“Huh? What is?”
“The speed at which cherry blossoms fall. It’s five centimeters per second.”
Creator: Makoto Shinkai
Studio: CoMix Wave
Length: 63 minutes
Highlights: One of the most heartbreakingly beautiful films ever made.
The past two films we have examined as part of this series (My Neighbor Totoro and Spirited Away) have both been Studio Ghibli films, specifically Hayao Miyazaki films. While Miyazaki is undoubtedly one of the greats of contemporary anime, and one of my all-time favorite directors, there is one director I possibly like even more: Makoto Shinkai. Shinkai rose to fame after he created a 25-minute short film completely on his own, called Voices of A Distant Star. He wrote, animated, produced, directed, and voiced it himself; the only thing he couldn’t do were the female voices and the music. Since then, he has achieved popularity and critical acclaim, and has even been called the “new Miyazaki”. Since his early success, he has made four full-length films. Out of these, my favorite is his second film, 5 Centimeters Per Second, because it makes me cry. Every single time.

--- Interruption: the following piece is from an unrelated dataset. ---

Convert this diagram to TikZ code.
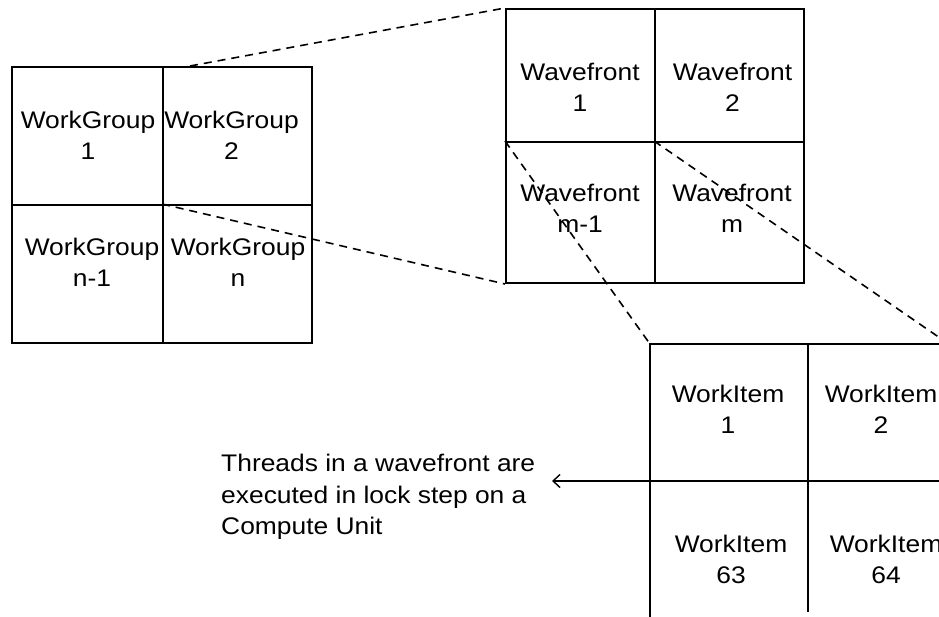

The second act is called Cosmonaut, and picks up several years later when Takaki has moved to one of Japan’s small southern islands. This story is told mostly by a girl named Sumida Kanae, a native of the island and an avid surfer, who has fallen in love with Takaki. However, she is very shy, and can’t bring herself to tell Takaki how she feels about him. And more than that, Takaki is always texting on his phone, but he’s never texting her…
The film is interesting in that it is a love story where none of the characters are ever able to find their love. All of the love they carry is unrequited, either because of circumstances outside their control or because of their inability to let themselves find happiness. The film is so touching because it is so accurately able to sum up and express an experience that every person has gone through, showing the sort of beauty and self-awareness in the everyday that most of us only see a rare few times in our lives. In addition, the film is a complex philosophical piece on people and the nature of love, talking about how life isn’t a fairy tale and that we don’t always find love or happiness, but how we have to move on and live our lives regardless. The title of the film comes from the speed at which cherry blossoms fall from the tree to the ground, and is used as a metaphor for falling in love. Another motif is using a rocket and images of the stars as a way of illustrating how far away someone is whom we love but who doesn’t love us.
I guess I’m letting my hopeless romantic side shine through a bit here. Like I said, this movie makes me cry, every single time. I don’t think there’s any other movie I have ever seen that I can say that about, and for that reason I cannot recommend 5 Centimeters Per Second highly enough. Please, just go watch this film. My words cannot give it the justice it deserves.